Re: [PATCH rdma-next 4/5] RDMA/hns: Add reset process for RoCE in hip08

From: Wei Hu (Xavier)
Date: Wed May 23 2018 - 04:42:02 EST




On 2018/5/23 11:47, Jason Gunthorpe wrote:
> On Wed, May 23, 2018 at 10:54:54AM +0800, Wei Hu (Xavier) wrote:
>>
>> On 2018/5/23 4:26, Jason Gunthorpe wrote:
>>> On Fri, May 18, 2018 at 03:23:00PM +0800, Wei Hu (Xavier) wrote:
>>>> On 2018/5/18 12:15, Jason Gunthorpe wrote:
>>>>> On Fri, May 18, 2018 at 11:28:11AM +0800, Wei Hu (Xavier) wrote:
>>>>>> On 2018/5/17 23:14, Jason Gunthorpe wrote:
>>>>>>> On Thu, May 17, 2018 at 04:02:52PM +0800, Wei Hu (Xavier) wrote:
>>>>>>>> diff --git a/drivers/infiniband/hw/hns/hns_roce_hw_v2.c b/drivers/infiniband/hw/hns/hns_roce_hw_v2.c
>>>>>>>> index 86ef15f..e1c44a6 100644
>>>>>>>> +++ b/drivers/infiniband/hw/hns/hns_roce_hw_v2.c
>>>>>>>> @@ -774,6 +774,9 @@ static int hns_roce_cmq_send(struct hns_roce_dev *hr_dev,
>>>>>>>> int ret = 0;
>>>>>>>> int ntc;
>>>>>>>>
>>>>>>>> + if (hr_dev->is_reset)
>>>>>>>> + return 0;
>>>>>>>> +
>>>>>>>> spin_lock_bh(&csq->lock);
>>>>>>>>
>>>>>>>> if (num > hns_roce_cmq_space(csq)) {
>>>>>>>> @@ -4790,6 +4793,7 @@ static int hns_roce_hw_v2_init_instance(struct hnae3_handle *handle)
>>>>>>>> return 0;
>>>>>>>>
>>>>>>>> error_failed_get_cfg:
>>>>>>>> + handle->priv = NULL;
>>>>>>>> kfree(hr_dev->priv);
>>>>>>>>
>>>>>>>> error_failed_kzalloc:
>>>>>>>> @@ -4803,14 +4807,70 @@ static void hns_roce_hw_v2_uninit_instance(struct hnae3_handle *handle,
>>>>>>>> {
>>>>>>>> struct hns_roce_dev *hr_dev = (struct hns_roce_dev *)handle->priv;
>>>>>>>>
>>>>>>>> + if (!hr_dev)
>>>>>>>> + return;
>>>>>>>> +
>>>>>>>> hns_roce_exit(hr_dev);
>>>>>>>> + handle->priv = NULL;
>>>>>>>> kfree(hr_dev->priv);
>>>>>>>> ib_dealloc_device(&hr_dev->ib_dev);
>>>>>>>> }
>>>>>>> Why are these hunks here?

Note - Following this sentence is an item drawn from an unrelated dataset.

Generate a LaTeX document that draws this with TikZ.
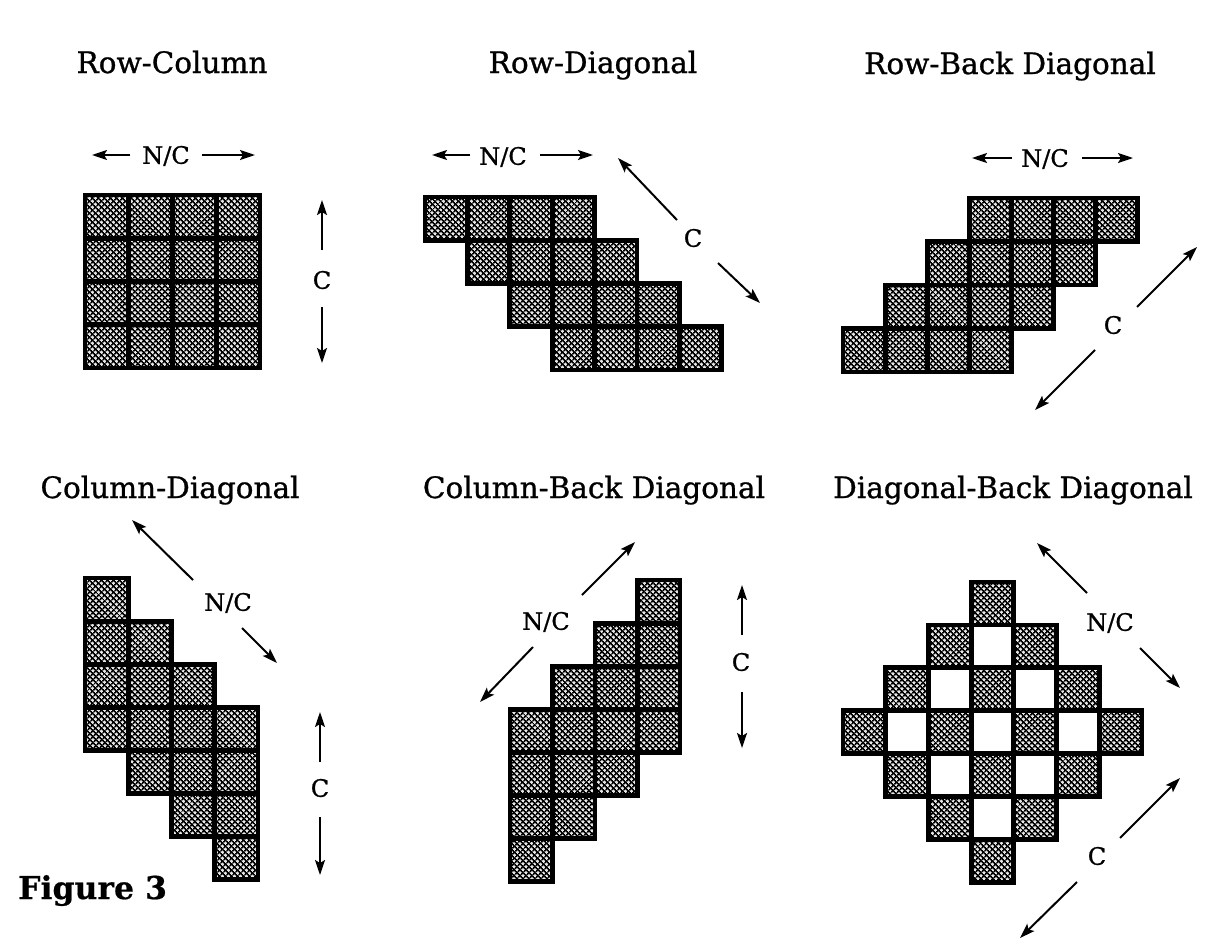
\documentclass[tikz,border=0pt]{standalone}
\usepackage{fontspec}
\setmainfont{DejaVu Serif}
\newfontfamily\heavyserif[FakeBold=0.9]{DejaVu Serif}
\newfontfamily\boldserif[FakeBold=0.6]{DejaVu Serif Bold}
\usetikzlibrary{patterns.meta,arrows.meta}
\tikzset{
 hatchA/.style={pattern={Lines[angle=45,distance=4.0pt,line width=1.6pt]},pattern color=black},
 hatchB/.style={pattern={Lines[angle=-45,distance=4.0pt,line width=1.6pt]},pattern color=black},
 cellbg/.style={fill=black!10},
 cellline/.style={draw=black,line width=4.8pt,line join=miter},
 arr/.style={-{Stealth[length=15pt,width=10pt,inset=3pt]},line width=2pt},
 ttl/.style={font=\heavyserif\fontsize{29.5}{29.5}\selectfont,anchor=base,inner sep=0pt},
 lab/.style={font=\heavyserif\fontsize{24}{24}\selectfont,inner sep=0pt,text height=17.5pt,text depth=0pt},
}
\newcommand\shadecells[1]{%
  \foreach \cx/\ry in #1{%
    \fill[cellbg] (\cx,\ry) rectangle ++(1,1);
    \fill[hatchA] (\cx,\ry) rectangle ++(1,1);
    \fill[hatchB] (\cx,\ry) rectangle ++(1,1);}}
\newcommand\bordercells[1]{%
  \foreach \cx/\ry in #1{\draw[cellline] (\cx,\ry) rectangle ++(1,1);}}
\begin{document}
\begin{tikzpicture}[x=1pt,y=-1pt]
\fill[white] (0,0) rectangle (1225,945);
\useasboundingbox (0,0) rectangle (1225,945);

% ---------- titles
\node[ttl] (t1) at (172,73) {Row-Column};
\node[ttl] (t2) at (593,73) {Row-Diagonal};
\node[ttl] (t3) at (1010,74) {Row-Back Diagonal};
\node[ttl] (t4) at (170,498) {Column-Diagonal};
\node[ttl] (t5) at (594,498) {Column-Back Diagonal};
\node[ttl] (t6) at (1013,498) {Diagonal-Back Diagonal};
\node[font=\boldserif\fontsize{31.5}{31.5}\selectfont,anchor=base west,inner sep=0pt] (fig) at (18,899) {Figure 3};

% ---------- panel 1: Row-Column
\begin{scope}[shift={(85pt,-195pt)},x=43.75pt,y=-43.25pt]
\def\L{0/0,1/0,2/0,3/0,0/1,1/1,2/1,3/1,0/2,1/2,2/2,3/2,0/3,1/3,2/3,3/3}
\shadecells{\L}\bordercells{\L}
\end{scope}
\node[lab] (p1nc) at (166,155) {N/C};
\node[lab] (p1c) at (322,280) {C};
\coordinate (p1a) at (130,155); \coordinate (p1ae) at (92,155);
\coordinate (p1b) at (202,155); \coordinate (p1be) at (255,155);
\coordinate (p1d) at (322,250); \coordinate (p1de) at (322,200);
\coordinate (p1e) at (322,307); \coordinate (p1ee) at (322,363);
\draw[arr] (p1a) -- (p1ae); \draw[arr] (p1b) -- (p1be);
\draw[arr] (p1d) -- (p1de); \draw[arr] (p1e) -- (p1ee);

% ---------- panel 2: Row-Diagonal
\begin{scope}[shift={(425pt,-197pt)},x=42.4pt,y=-43.25pt]
\def\L{0/0,1/0,2/0,3/0,1/1,2/1,3/1,4/1,2/2,3/2,4/2,5/2,3/3,4/3,5/3,6/3}
\shadecells{\L}\bordercells{\L}
\end{scope}
\node[lab] (p2nc) at (503,156) {N/C};
\node[lab] (p2c) at (693,238) {C};
\coordinate (p2a) at (470,155); \coordinate (p2ae) at (432,155);
\coordinate (p2b) at (540,155); \coordinate (p2be) at (593,155);
\coordinate (p2d) at (677,220); \coordinate (p2de) at (618,158);
\coordinate (p2e) at (718,263); \coordinate (p2ee) at (760,303);
\draw[arr] (p2a) -- (p2ae); \draw[arr] (p2b) -- (p2be);
\draw[arr] (p2d) -- (p2de); \draw[arr] (p2e) -- (p2ee);

% ---------- panel 3: Row-Back Diagonal
\begin{scope}[shift={(843pt,-198pt)},x=42.1pt,y=-43.5pt]
\def\L{3/0,4/0,5/0,6/0,2/1,3/1,4/1,5/1,1/2,2/2,3/2,4/2,0/3,1/3,2/3,3/3}
\shadecells{\L}\bordercells{\L}
\end{scope}
\node[lab] (p3nc) at (1045,158) {N/C};
\node[lab] (p3c) at (1113,325) {C};
\coordinate (p3a) at (1012,158); \coordinate (p3ae) at (972,158);
\coordinate (p3b) at (1082,158); \coordinate (p3be) at (1133,158);
\coordinate (p3d) at (1137,307); \coordinate (p3de) at (1197,247);
\coordinate (p3e) at (1095,350); \coordinate (p3ee) at (1035,410);
\draw[arr] (p3a) -- (p3ae); \draw[arr] (p3b) -- (p3be);
\draw[arr] (p3d) -- (p3de); \draw[arr] (p3e) -- (p3ee);

% ---------- panel 4: Column-Diagonal
\begin{scope}[shift={(85pt,-578pt)},x=43.25pt,y=-43.1pt]
\def\L{0/0,0/1,0/2,0/3,1/1,1/2,1/3,1/4,2/2,2/3,2/4,2/5,3/3,3/4,3/5,3/6}
\shadecells{\L}\bordercells{\L}
\end{scope}
\node[lab] (p4nc) at (228,602) {N/C};
\node[lab] (p4c) at (320,788) {C};
\coordinate (p4a) at (193,580); \coordinate (p4ae) at (132,520);
\coordinate (p4b) at (242,628); \coordinate (p4be) at (277,663);
\coordinate (p4d) at (320,762); \coordinate (p4de) at (320,712);
\coordinate (p4e) at (320,817); \coordinate (p4ee) at (320,875);
\draw[arr] (p4a) -- (p4ae); \draw[arr] (p4b) -- (p4be);
\draw[arr] (p4d) -- (p4de); \draw[arr] (p4e) -- (p4ee);

% ---------- panel 5: Column-Back Diagonal
\begin{scope}[shift={(510pt,-580pt)},x=42.5pt,y=-43.1pt]
\def\L{0/3,0/4,0/5,0/6,1/2,1/3,1/4,1/5,2/1,2/2,2/3,2/4,3/0,3/1,3/2,3/3}
\shadecells{\L}\bordercells{\L}
\end{scope}
\node[lab] (p5nc) at (546,621) {N/C};
\node[lab] (p5c) at (741,662) {C};
\coordinate (p5a) at (582,595); \coordinate (p5ae) at (635,542);
\coordinate (p5b) at (533,647); \coordinate (p5be) at (480,702);
\coordinate (p5d) at (742,635); \coordinate (p5de) at (742,585);
\coordinate (p5e) at (742,692); \coordinate (p5ee) at (742,748);
\draw[arr] (p5a) -- (p5ae); \draw[arr] (p5b) -- (p5be);
\draw[arr] (p5d) -- (p5de); \draw[arr] (p5e) -- (p5ee);

% ---------- panel 6: Diagonal-Back Diagonal
\begin{scope}[shift={(843pt,-582pt)},x=42.7pt,y=-42.9pt]
\def\L{3/0,2/1,4/1,1/2,3/2,5/2,0/3,2/3,4/3,6/3,1/4,3/4,5/4,2/5,4/5,3/6}
\def\W{3/1,2/2,4/2,1/3,3/3,5/3,2/4,4/4,3/5}
\shadecells{\L}\bordercells{\L}\bordercells{\W}
\end{scope}
\node[lab] (p6nc) at (1110,622) {N/C};
\node[lab] (p6c) at (1097,856) {C};
\coordinate (p6a) at (1087,593); \coordinate (p6ae) at (1037,543);
\coordinate (p6b) at (1140,648); \coordinate (p6be) at (1180,688);
\coordinate (p6d) at (1120,838); \coordinate (p6de) at (1180,778);
\coordinate (p6e) at (1077,882); \coordinate (p6ee) at (1020,938);
\draw[arr] (p6a) -- (p6ae); \draw[arr] (p6b) -- (p6be);
\draw[arr] (p6d) -- (p6de); \draw[arr] (p6e) -- (p6ee);
\end{tikzpicture}
\end{document}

If init fails then uninit should not be
>>>>>>> called, so why meddle with priv?
>>>>>> In hns_roce_hw_v2_init_instance function, we evaluate handle->priv with
>>>>>> hr_dev,
>>>>>> We want clear the value in hns_roce_hw_v2_uninit_instance function.
>>>>>> So we can ensure no problem in RoCE driver.
>>>>> What problem could happen?
>>>>>
>>>>> I keep removing unnecessary sets to null and checks of null, so please
>>>>> don't add them if they cannot happen.
>>>>>
>>>>> Eg uninit should never be called with a null priv, that is a serious
>>>>> logic mis-design someplace if it happens.
>>>>>
>>>>> Jason
>>>> NIC driver call the registered reset_notify() function to finish the
>>>> part of RoCE reset process.
>>>> In RoCE driver, when hnae3_reset_notify_type is HNAE3_UNINIT_CLIENT,
>>>> we call hns_roce_hw_v2_uninit_instance(handle, false) to release the
>>>> resources.
>>>> when hnae3_reset_notify_type is HNAE3_INIT_CLIENT, we call
>>>> hns_roce_hw_v2_init_instance.
>>>> if hns_roce_hw_v2_init_instance failed, we should ensure no problem in
>>>> the other callback
>>>> function registered by RoCE driver.
>>> Don't design things like this.
>>>
>>> init/uninit are paired - do not call something uninit if it can be
>>> called after init fails, or better, arrange to prevent that so things
>>> are sane.
>>>
>>> Jason
>>>
>>> .
>> The current RoCE driver registered 3 callback function to NIC driver as
>> belows:
>> 1.init_instance/uninit_instance are paired.
>> 2.In reset_notify function, RoCE dirver still call
>> init_instance/uninit_instance function.
>> but NIC driver does not perceive the behavior. We need to judge in RoCE
>> driver.
Hi, Jason
I will send v2, thanks.
Regards
Wei Hu

> fix the nic driver
>
> Jason
>
> .
>